*** SUPPLIED DATA
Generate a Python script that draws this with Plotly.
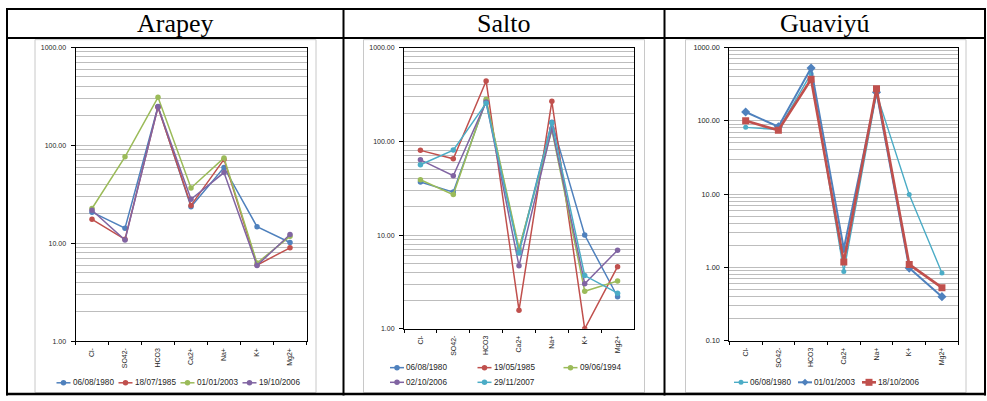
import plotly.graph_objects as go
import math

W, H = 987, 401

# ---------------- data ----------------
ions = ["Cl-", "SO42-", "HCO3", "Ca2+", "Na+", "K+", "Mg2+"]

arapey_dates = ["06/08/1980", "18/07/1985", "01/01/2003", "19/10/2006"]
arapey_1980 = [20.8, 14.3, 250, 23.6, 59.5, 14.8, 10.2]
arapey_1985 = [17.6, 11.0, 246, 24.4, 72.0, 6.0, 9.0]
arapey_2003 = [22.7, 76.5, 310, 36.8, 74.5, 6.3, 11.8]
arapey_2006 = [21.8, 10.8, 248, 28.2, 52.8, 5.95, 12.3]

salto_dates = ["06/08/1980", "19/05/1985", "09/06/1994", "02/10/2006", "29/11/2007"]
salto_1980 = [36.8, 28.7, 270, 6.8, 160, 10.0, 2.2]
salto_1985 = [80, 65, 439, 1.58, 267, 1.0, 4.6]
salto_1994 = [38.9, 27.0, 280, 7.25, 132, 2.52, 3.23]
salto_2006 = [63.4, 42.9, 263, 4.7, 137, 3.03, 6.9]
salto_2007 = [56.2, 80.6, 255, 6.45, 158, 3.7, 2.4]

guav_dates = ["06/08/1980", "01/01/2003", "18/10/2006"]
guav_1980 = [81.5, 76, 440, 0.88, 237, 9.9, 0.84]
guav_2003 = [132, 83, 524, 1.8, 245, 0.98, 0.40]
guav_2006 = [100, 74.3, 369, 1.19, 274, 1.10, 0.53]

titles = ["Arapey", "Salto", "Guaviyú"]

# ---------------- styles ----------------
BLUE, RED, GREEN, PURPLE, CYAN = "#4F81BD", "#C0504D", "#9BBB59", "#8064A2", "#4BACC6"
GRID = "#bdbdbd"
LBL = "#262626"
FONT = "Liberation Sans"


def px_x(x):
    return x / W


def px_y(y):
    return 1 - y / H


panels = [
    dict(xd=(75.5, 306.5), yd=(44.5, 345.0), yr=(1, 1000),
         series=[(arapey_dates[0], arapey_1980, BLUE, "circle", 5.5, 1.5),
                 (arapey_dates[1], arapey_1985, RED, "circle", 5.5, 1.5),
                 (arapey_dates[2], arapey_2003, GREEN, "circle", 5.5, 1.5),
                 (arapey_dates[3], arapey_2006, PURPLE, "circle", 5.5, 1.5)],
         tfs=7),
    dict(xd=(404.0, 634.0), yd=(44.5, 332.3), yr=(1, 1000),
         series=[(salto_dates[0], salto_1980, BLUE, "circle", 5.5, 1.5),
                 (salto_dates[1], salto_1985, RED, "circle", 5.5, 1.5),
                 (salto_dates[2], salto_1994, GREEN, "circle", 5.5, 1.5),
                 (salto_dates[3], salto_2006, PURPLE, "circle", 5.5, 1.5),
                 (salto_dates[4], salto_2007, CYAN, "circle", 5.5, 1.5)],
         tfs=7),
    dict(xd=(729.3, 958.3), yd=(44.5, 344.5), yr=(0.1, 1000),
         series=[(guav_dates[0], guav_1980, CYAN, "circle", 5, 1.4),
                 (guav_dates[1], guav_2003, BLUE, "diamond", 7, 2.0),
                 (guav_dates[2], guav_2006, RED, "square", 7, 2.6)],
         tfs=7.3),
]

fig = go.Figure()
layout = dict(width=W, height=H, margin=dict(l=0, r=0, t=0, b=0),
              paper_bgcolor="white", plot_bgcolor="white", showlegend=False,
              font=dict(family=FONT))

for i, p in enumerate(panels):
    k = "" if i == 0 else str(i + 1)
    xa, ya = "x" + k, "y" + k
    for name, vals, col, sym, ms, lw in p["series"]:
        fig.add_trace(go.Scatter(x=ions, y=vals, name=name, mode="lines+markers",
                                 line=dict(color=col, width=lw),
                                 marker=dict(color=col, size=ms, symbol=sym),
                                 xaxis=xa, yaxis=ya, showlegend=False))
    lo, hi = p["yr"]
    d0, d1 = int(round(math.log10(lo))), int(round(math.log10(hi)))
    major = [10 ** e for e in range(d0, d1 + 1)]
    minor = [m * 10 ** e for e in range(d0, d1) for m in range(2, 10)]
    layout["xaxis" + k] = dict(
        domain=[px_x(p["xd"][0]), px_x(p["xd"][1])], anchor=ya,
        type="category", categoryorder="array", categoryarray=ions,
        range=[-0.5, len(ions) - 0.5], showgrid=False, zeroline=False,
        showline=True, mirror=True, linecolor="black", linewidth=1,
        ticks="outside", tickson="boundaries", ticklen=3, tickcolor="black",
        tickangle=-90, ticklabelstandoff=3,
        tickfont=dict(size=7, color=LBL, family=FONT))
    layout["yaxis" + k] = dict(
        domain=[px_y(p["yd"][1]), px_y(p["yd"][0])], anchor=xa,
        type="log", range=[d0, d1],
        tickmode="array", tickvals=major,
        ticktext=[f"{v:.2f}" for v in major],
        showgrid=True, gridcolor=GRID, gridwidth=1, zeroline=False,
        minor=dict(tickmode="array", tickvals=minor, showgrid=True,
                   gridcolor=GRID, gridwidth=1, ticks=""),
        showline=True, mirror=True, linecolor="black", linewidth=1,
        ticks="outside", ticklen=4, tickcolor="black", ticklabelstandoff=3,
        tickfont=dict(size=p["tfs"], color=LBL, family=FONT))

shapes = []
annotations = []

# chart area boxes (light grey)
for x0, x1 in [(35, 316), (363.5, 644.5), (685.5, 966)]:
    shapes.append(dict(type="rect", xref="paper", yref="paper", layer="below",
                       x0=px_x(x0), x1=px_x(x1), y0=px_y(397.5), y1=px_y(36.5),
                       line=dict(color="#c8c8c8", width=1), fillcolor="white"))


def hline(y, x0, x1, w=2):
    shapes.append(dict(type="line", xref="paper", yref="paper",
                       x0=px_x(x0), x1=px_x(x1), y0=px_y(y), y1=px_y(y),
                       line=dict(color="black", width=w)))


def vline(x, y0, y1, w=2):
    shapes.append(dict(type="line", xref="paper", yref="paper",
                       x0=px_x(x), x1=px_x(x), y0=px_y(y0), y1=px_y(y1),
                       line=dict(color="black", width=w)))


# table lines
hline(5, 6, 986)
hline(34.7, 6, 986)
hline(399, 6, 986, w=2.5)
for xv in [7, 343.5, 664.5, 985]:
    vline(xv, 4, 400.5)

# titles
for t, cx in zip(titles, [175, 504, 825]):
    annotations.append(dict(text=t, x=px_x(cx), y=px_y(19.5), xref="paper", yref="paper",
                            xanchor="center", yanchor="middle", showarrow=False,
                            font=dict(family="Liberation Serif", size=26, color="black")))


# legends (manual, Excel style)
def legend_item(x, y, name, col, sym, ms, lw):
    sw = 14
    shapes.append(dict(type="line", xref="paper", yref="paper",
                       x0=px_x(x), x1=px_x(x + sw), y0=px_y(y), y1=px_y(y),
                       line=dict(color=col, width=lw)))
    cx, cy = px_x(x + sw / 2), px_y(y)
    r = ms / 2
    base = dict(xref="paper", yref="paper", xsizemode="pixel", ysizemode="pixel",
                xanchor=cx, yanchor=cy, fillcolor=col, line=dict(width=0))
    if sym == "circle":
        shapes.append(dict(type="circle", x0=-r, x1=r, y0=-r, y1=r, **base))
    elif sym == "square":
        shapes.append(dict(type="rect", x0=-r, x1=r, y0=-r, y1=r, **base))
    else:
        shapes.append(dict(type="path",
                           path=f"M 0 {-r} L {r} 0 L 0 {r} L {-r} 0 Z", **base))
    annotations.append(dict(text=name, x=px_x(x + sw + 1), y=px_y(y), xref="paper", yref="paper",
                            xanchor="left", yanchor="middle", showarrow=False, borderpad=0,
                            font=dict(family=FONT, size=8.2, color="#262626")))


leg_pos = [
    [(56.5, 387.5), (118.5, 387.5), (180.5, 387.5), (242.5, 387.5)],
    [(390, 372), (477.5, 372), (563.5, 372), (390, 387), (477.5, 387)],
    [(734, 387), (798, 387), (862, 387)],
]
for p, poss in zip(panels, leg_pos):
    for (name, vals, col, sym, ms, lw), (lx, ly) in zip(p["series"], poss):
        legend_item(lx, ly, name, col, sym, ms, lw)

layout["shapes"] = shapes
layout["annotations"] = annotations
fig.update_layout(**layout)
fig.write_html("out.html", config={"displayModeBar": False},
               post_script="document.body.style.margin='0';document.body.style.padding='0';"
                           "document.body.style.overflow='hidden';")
******
_YOUR GOAL_. Repeat the lines of the listing above verbatim, beginning at its first line and ending at the line containing "return 1 - y / H", which is included. Omit pictures.

_TASK RESPONSE_.
Generate a Python script that draws this with Plotly.
import plotly.graph_objects as go
import math

W, H = 987, 401

# ---------------- data ----------------
ions = ["Cl-", "SO42-", "HCO3", "Ca2+", "Na+", "K+", "Mg2+"]

arapey_dates = ["06/08/1980", "18/07/1985", "01/01/2003", "19/10/2006"]
arapey_1980 = [20.8, 14.3, 250, 23.6, 59.5, 14.8, 10.2]
arapey_1985 = [17.6, 11.0, 246, 24.4, 72.0, 6.0, 9.0]
arapey_2003 = [22.7, 76.5, 310, 36.8, 74.5, 6.3, 11.8]
arapey_2006 = [21.8, 10.8, 248, 28.2, 52.8, 5.95, 12.3]

salto_dates = ["06/08/1980", "19/05/1985", "09/06/1994", "02/10/2006", "29/11/2007"]
salto_1980 = [36.8, 28.7, 270, 6.8, 160, 10.0, 2.2]
salto_1985 = [80, 65, 439, 1.58, 267, 1.0, 4.6]
salto_1994 = [38.9, 27.0, 280, 7.25, 132, 2.52, 3.23]
salto_2006 = [63.4, 42.9, 263, 4.7, 137, 3.03, 6.9]
salto_2007 = [56.2, 80.6, 255, 6.45, 158, 3.7, 2.4]

guav_dates = ["06/08/1980", "01/01/2003", "18/10/2006"]
guav_1980 = [81.5, 76, 440, 0.88, 237, 9.9, 0.84]
guav_2003 = [132, 83, 524, 1.8, 245, 0.98, 0.40]
guav_2006 = [100, 74.3, 369, 1.19, 274, 1.10, 0.53]

titles = ["Arapey", "Salto", "Guaviyú"]

# ---------------- styles ----------------
BLUE, RED, GREEN, PURPLE, CYAN = "#4F81BD", "#C0504D", "#9BBB59", "#8064A2", "#4BACC6"
GRID = "#bdbdbd"
LBL = "#262626"
FONT = "Liberation Sans"


def px_x(x):
    return x / W


def px_y(y):
    return 1 - y / H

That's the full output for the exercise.